**Do this:**
Count every line that holds the string "chart", and report the number alone.

[Records from a dataset]

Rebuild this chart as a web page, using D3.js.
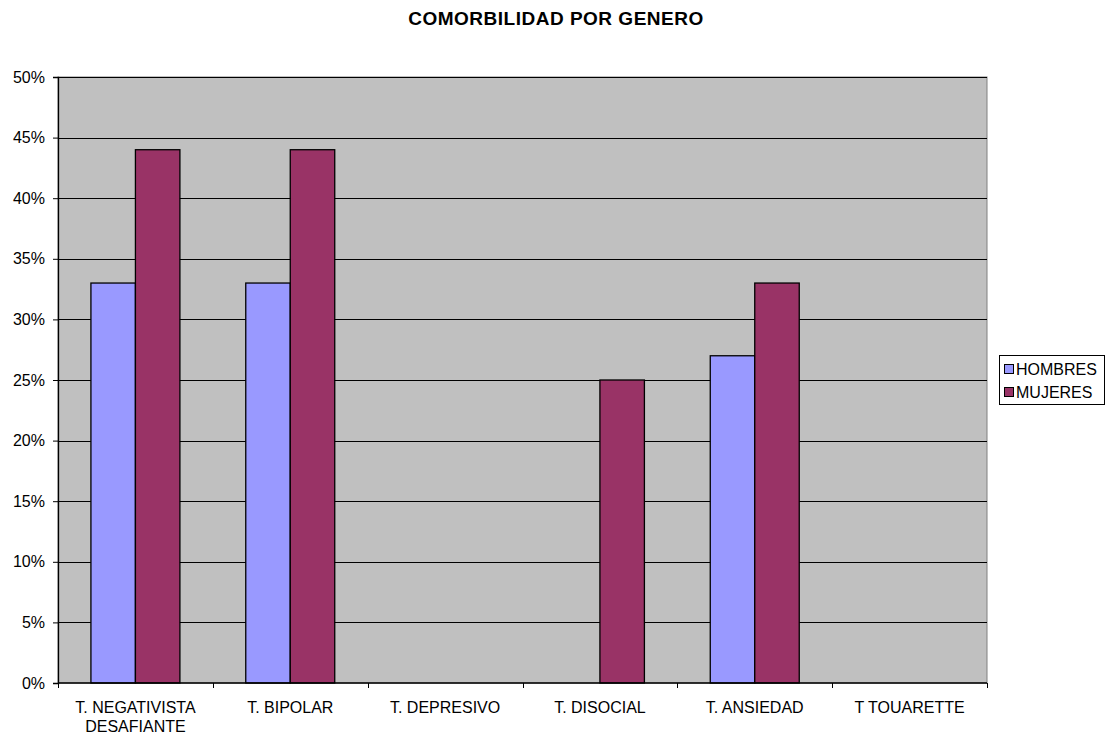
<!DOCTYPE html>
<html>
<head>
<meta charset="utf-8">
<script src="https://cdn.jsdelivr.net/npm/d3@7"></script>
<style>
  body { margin: 0; background: #fff; }
  text { font-family: "Liberation Sans", Arial, sans-serif; }
</style>
</head>
<body>
<svg id="chart" width="1112" height="736"></svg>
<script>
const categories = [
  ["T. NEGATIVISTA", "DESAFIANTE"],
  ["T. BIPOLAR"],
  ["T. DEPRESIVO"],
  ["T. DISOCIAL"],
  ["T. ANSIEDAD"],
  ["T TOUARETTE"],
];
const seriesNames = ["HOMBRES", "MUJERES"];
const hombres = [0.33, 0.33, 0, 0, 0.27, 0];
const mujeres = [0.44, 0.44, 0, 0.25, 0.33, 0];
const yTicks = [0, 0.05, 0.1, 0.15, 0.2, 0.25, 0.3, 0.35, 0.4, 0.45, 0.5];
const colours = ["#9999FF", "#993366"];

const plot = { left: 58, right: 987, top: 77, bottom: 683 };
const svg = d3.select("#chart");

const xScale = d3
  .scaleBand()
  .domain(d3.range(categories.length))
  .range([plot.left, plot.right]);
// gap width 150% -> inner group of 2 bars
const barW = xScale.bandwidth() / 3.48;
const xInner = d3
  .scaleBand()
  .domain(seriesNames)
  .range([0, barW * 2]);
const yScale = d3.scaleLinear().domain([0, 0.5]).range([plot.bottom, plot.top]);

// title
svg
  .append("text")
  .attr("x", 556)
  .attr("y", 25)
  .attr("text-anchor", "middle")
  .attr("font-size", 19)
  .attr("font-weight", "bold")
  .attr("letter-spacing", 0.5)
  .text("COMORBILIDAD POR GENERO");

// plot background
svg
  .append("rect")
  .attr("x", plot.left)
  .attr("y", plot.top)
  .attr("width", plot.right - plot.left)
  .attr("height", plot.bottom - plot.top)
  .attr("fill", "#C0C0C0")
  .attr("stroke", "#808080")
  .attr("stroke-width", 1);

// gridlines
svg
  .append("g")
  .selectAll("line")
  .data(yTicks.slice(1))
  .enter()
  .append("line")
  .attr("x1", plot.left)
  .attr("x2", plot.right)
  .attr("y1", (d) => Math.round(yScale(d)) + 0.5)
  .attr("y2", (d) => Math.round(yScale(d)) + 0.5)
  .attr("stroke", "#000")
  .attr("stroke-width", 1);

// bars
const data = [];
categories.forEach((c, i) => {
  data.push({ i, s: "HOMBRES", v: hombres[i], c: colours[0] });
  data.push({ i, s: "MUJERES", v: mujeres[i], c: colours[1] });
});
const groupOffset = (xScale.bandwidth() - barW * 2) / 2;
svg
  .append("g")
  .selectAll("rect")
  .data(data.filter((d) => d.v > 0))
  .enter()
  .append("rect")
  .attr("x", (d) => xScale(d.i) + groupOffset + xInner(d.s))
  .attr("y", (d) => yScale(d.v))
  .attr("width", xInner.bandwidth())
  .attr("height", (d) => plot.bottom - yScale(d.v))
  .attr("fill", (d) => d.c)
  .attr("stroke", "#000")
  .attr("stroke-width", 1.3);

// y axis
const yAxis = svg
  .append("g")
  .attr("transform", `translate(${plot.left},0)`)
  .call(
    d3
      .axisLeft(yScale)
      .tickValues(yTicks)
      .tickFormat(d3.format(".0%"))
      .tickSize(5)
      .tickPadding(8)
  );
yAxis.select(".domain").attr("stroke", "#000").attr("stroke-width", 1.3);
yAxis.selectAll("text").attr("font-size", 16).attr("fill", "#000")
  .style("font-family", "'Liberation Sans', Arial, sans-serif");

// x axis
const xAxis = svg
  .append("g")
  .attr("transform", `translate(0,${plot.bottom})`);
xAxis
  .append("line")
  .attr("x1", plot.left)
  .attr("x2", plot.right)
  .attr("y1", 0)
  .attr("y2", 0)
  .attr("stroke", "#000")
  .attr("stroke-width", 1.3);
xAxis
  .selectAll(".tick")
  .data(d3.range(categories.length + 1))
  .enter()
  .append("line")
  .attr("x1", (d) => Math.round(plot.left + d * xScale.step()) + 0.5)
  .attr("x2", (d) => Math.round(plot.left + d * xScale.step()) + 0.5)
  .attr("y1", 0)
  .attr("y2", 5)
  .attr("stroke", "#000");
const labels = xAxis
  .selectAll(".lbl")
  .data(categories)
  .enter()
  .append("text")
  .attr("text-anchor", "middle")
  .attr("font-size", 16)
  .attr("transform", (d, i) => `translate(${xScale(i) + xScale.bandwidth() / 2},0)`);
labels
  .selectAll("tspan")
  .data((d) => d)
  .enter()
  .append("tspan")
  .attr("x", 0)
  .attr("y", (d, j) => 30 + j * 19)
  .text((d) => d);

// legend
const legend = svg.append("g").attr("transform", "translate(999,355)");
legend
  .append("rect")
  .attr("x", 0.5)
  .attr("y", 0.5)
  .attr("width", 105)
  .attr("height", 49)
  .attr("fill", "#fff")
  .attr("stroke", "#000");
const items = legend
  .selectAll(".item")
  .data(seriesNames)
  .enter()
  .append("g")
  .attr("transform", (d, i) => `translate(0,${14 + i * 23})`);
items
  .append("rect")
  .attr("x", 5.5)
  .attr("y", -4.5)
  .attr("width", 9)
  .attr("height", 9)
  .attr("fill", (d, i) => colours[i])
  .attr("stroke", "#000");
items
  .append("text")
  .attr("x", 17)
  .attr("y", 6)
  .attr("font-size", 16)
  .text((d) => d);
</script>
</body>
</html>
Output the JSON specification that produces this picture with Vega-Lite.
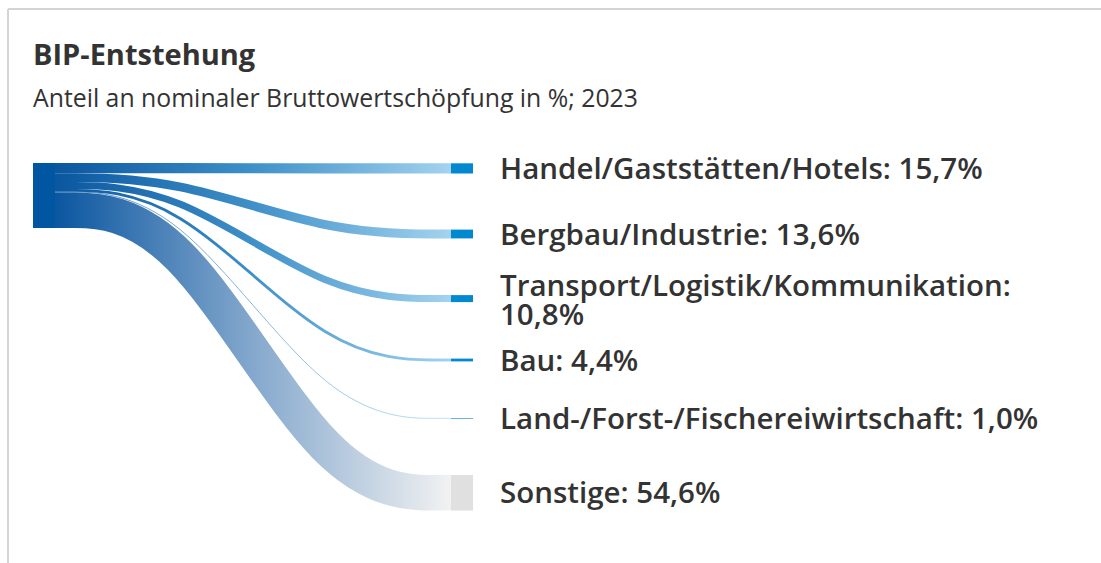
{
  "$schema": "https://vega.github.io/schema/vega-lite/v6.json",
  "width": 1101,
  "height": 433,
  "autosize": {"type": "none"},
  "padding": {"left": 0, "top": 130, "right": 0, "bottom": 0},
  "background": "#ffffff",
  "title": {
    "text": "BIP-Entstehung",
    "subtitle": "Anteil an nominaler Bruttowertschöpfung in %; 2023",
    "anchor": "start",
    "frame": "group",
    "orient": "top",
    "dx": 33,
    "dy": 104,
    "offset": 0,
    "font": "Open Sans",
    "fontSize": 29,
    "fontWeight": 700,
    "color": "#333333",
    "subtitleFont": "Open Sans",
    "subtitleFontSize": 24.8,
    "subtitleFontWeight": 400,
    "subtitleColor": "#333333",
    "subtitlePadding": 16
  },
  "config": {"view": {"stroke": null}},
  "datasets": {
    "frame": [
      {"x": 8, "y": 9, "x2": 1101, "y2": 9},
      {"x": 8, "y": 9, "x2": 8, "y2": 563}
    ],
    "source": [
      {"name": "BIP", "share": 100, "x": 33, "x2": 55, "y": 163, "y2": 228}
    ],
    "flows": [
      {"flow": "Handel", "share": 15.7, "k": 0, "x": 55, "y": 168.1},
      {"flow": "Handel", "share": 15.7, "k": 1, "x": 174, "y": 168.1},
      {"flow": "Handel", "share": 15.7, "k": 2, "x": 332, "y": 168.4},
      {"flow": "Handel", "share": 15.7, "k": 3, "x": 451, "y": 168.4},
      {"flow": "Bergbau", "share": 13.6, "k": 0, "x": 55, "y": 177.6},
      {"flow": "Bergbau", "share": 13.6, "k": 1, "x": 174, "y": 177.6},
      {"flow": "Bergbau", "share": 13.6, "k": 2, "x": 332, "y": 234.0},
      {"flow": "Bergbau", "share": 13.6, "k": 3, "x": 451, "y": 234.0},
      {"flow": "Transport", "share": 10.8, "k": 0, "x": 55, "y": 185.5},
      {"flow": "Transport", "share": 10.8, "k": 1, "x": 174, "y": 185.5},
      {"flow": "Transport", "share": 10.8, "k": 2, "x": 332, "y": 298.6},
      {"flow": "Transport", "share": 10.8, "k": 3, "x": 451, "y": 298.6},
      {"flow": "Bau", "share": 4.4, "k": 0, "x": 55, "y": 190.4},
      {"flow": "Bau", "share": 4.4, "k": 1, "x": 174, "y": 190.4},
      {"flow": "Bau", "share": 4.4, "k": 2, "x": 332, "y": 360.0},
      {"flow": "Bau", "share": 4.4, "k": 3, "x": 451, "y": 360.0},
      {"flow": "Land", "share": 1.0, "k": 0, "x": 55, "y": 192.2},
      {"flow": "Land", "share": 1.0, "k": 1, "x": 174, "y": 192.2},
      {"flow": "Land", "share": 1.0, "k": 2, "x": 332, "y": 418.3},
      {"flow": "Land", "share": 1.0, "k": 3, "x": 451, "y": 418.3},
      {"flow": "Sonstige", "share": 54.6, "k": 0, "x": 55, "y": 210.3},
      {"flow": "Sonstige", "share": 54.6, "k": 1, "x": 174, "y": 210.3},
      {"flow": "Sonstige", "share": 54.6, "k": 2, "x": 332, "y": 492.8},
      {"flow": "Sonstige", "share": 54.6, "k": 3, "x": 451, "y": 492.8}
    ],
    "targets": [
      {"flow": "Handel", "share": 15.7, "kind": "Sektor", "label": "Handel/Gaststätten/Hotels: 15,7%", "ylabel": 168.1, "y": 163.3, "y2": 173.5},
      {"flow": "Bergbau", "share": 13.6, "kind": "Sektor", "label": "Bergbau/Industrie: 13,6%", "ylabel": 234.0, "y": 229.6, "y2": 238.4},
      {"flow": "Transport", "share": 10.8, "kind": "Sektor", "label": "Transport/Logistik/Kommunikation:\n10,8%", "ylabel": 285.3, "y": 295.1, "y2": 302.1},
      {"flow": "Bau", "share": 4.4, "kind": "Sektor", "label": "Bau: 4,4%", "ylabel": 360.3, "y": 358.6, "y2": 361.4},
      {"flow": "Land", "share": 1.0, "kind": "Sektor", "label": "Land-/Forst-/Fischereiwirtschaft: 1,0%", "ylabel": 418.5, "y": 418.0, "y2": 418.6},
      {"flow": "Sonstige", "share": 54.6, "kind": "Sonstige", "label": "Sonstige: 54,6%", "ylabel": 492.6, "y": 475.05, "y2": 510.55}
    ]
  },
  "layer": [
    {
      "data": {"name": "frame"},
      "mark": {"type": "rule", "color": "#d4d4d4", "strokeWidth": 2},
      "encoding": {
        "x": {"field": "x", "type": "quantitative", "axis": null, "scale": {"domain": [0, 1101], "nice": false, "zero": false}},
        "x2": {"field": "x2"},
        "y": {"field": "y", "type": "quantitative", "axis": null, "scale": {"domain": [130, 563], "reverse": true, "nice": false, "zero": false}},
        "y2": {"field": "y2"}
      }
    },
    {
      "data": {"name": "flows"},
      "transform": [{"filter": "datum.flow === 'Sonstige'"}],
      "mark": {"type": "line", "interpolate": "basis", "strokeCap": "butt",
        "stroke": {"gradient": "linear", "stops": [
          {"offset": 0, "color": "#0a56a0"},
          {"offset": 0.5, "color": "#84a8cd"},
          {"offset": 1, "color": "#f2f2f2"}]}},
      "encoding": {
        "x": {"field": "x", "type": "quantitative"},
        "y": {"field": "y", "type": "quantitative"},
        "order": {"field": "k"},
        "strokeWidth": {"field": "share", "type": "quantitative", "scale": {"domain": [0, 100], "range": [0, 65]}, "legend": null}
      }
    },
    {
      "data": {"name": "flows"},
      "transform": [{"filter": "datum.flow !== 'Sonstige' && datum.flow !== 'Handel'"}],
      "mark": {"type": "line", "interpolate": "basis", "strokeCap": "butt",
        "stroke": {"gradient": "linear", "stops": [
          {"offset": 0, "color": "#0a56a0"},
          {"offset": 0.5, "color": "#3f90c8"},
          {"offset": 1, "color": "#a3d3ef"}]}},
      "encoding": {
        "x": {"field": "x", "type": "quantitative"},
        "y": {"field": "y", "type": "quantitative"},
        "detail": {"field": "flow"},
        "order": {"field": "k"},
        "strokeWidth": {"field": "share", "type": "quantitative", "legend": null}
      }
    },
    {
      "data": {"name": "flows"},
      "transform": [{"filter": "datum.flow === 'Handel'"}],
      "mark": {"type": "line", "interpolate": "basis", "strokeCap": "butt",
        "stroke": {"gradient": "linear", "stops": [
          {"offset": 0, "color": "#0a56a0"},
          {"offset": 0.5, "color": "#3f90c8"},
          {"offset": 1, "color": "#a3d3ef"}]}},
      "encoding": {
        "x": {"field": "x", "type": "quantitative"},
        "y": {"field": "y", "type": "quantitative"},
        "order": {"field": "k"},
        "strokeWidth": {"field": "share", "type": "quantitative", "legend": null}
      }
    },
    {
      "data": {"name": "source"},
      "mark": {"type": "rect", "color": "#0056a0"},
      "encoding": {
        "x": {"field": "x", "type": "quantitative"},
        "x2": {"field": "x2"},
        "y": {"field": "y", "type": "quantitative"},
        "y2": {"field": "y2"}
      }
    },
    {
      "data": {"name": "targets"},
      "mark": {"type": "rect"},
      "encoding": {
        "x": {"datum": 451, "type": "quantitative"},
        "x2": {"datum": 473},
        "y": {"field": "y", "type": "quantitative"},
        "y2": {"field": "y2"},
        "color": {"field": "kind", "type": "nominal", "scale": {"domain": ["Sektor", "Sonstige"], "range": ["#0088d1", "#e0e0e0"]}, "legend": null}
      }
    },
    {
      "data": {"name": "targets"},
      "mark": {"type": "text", "align": "left", "baseline": "middle", "lineBreak": "\n", "lineHeight": 28.7, "font": "Open Sans", "fontSize": 29.5, "fontWeight": 600, "color": "#333333", "dy": 1.5},
      "encoding": {
        "x": {"datum": 500, "type": "quantitative"},
        "y": {"field": "ylabel", "type": "quantitative"},
        "text": {"field": "label"}
      }
    }
  ]
}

**Output:**
3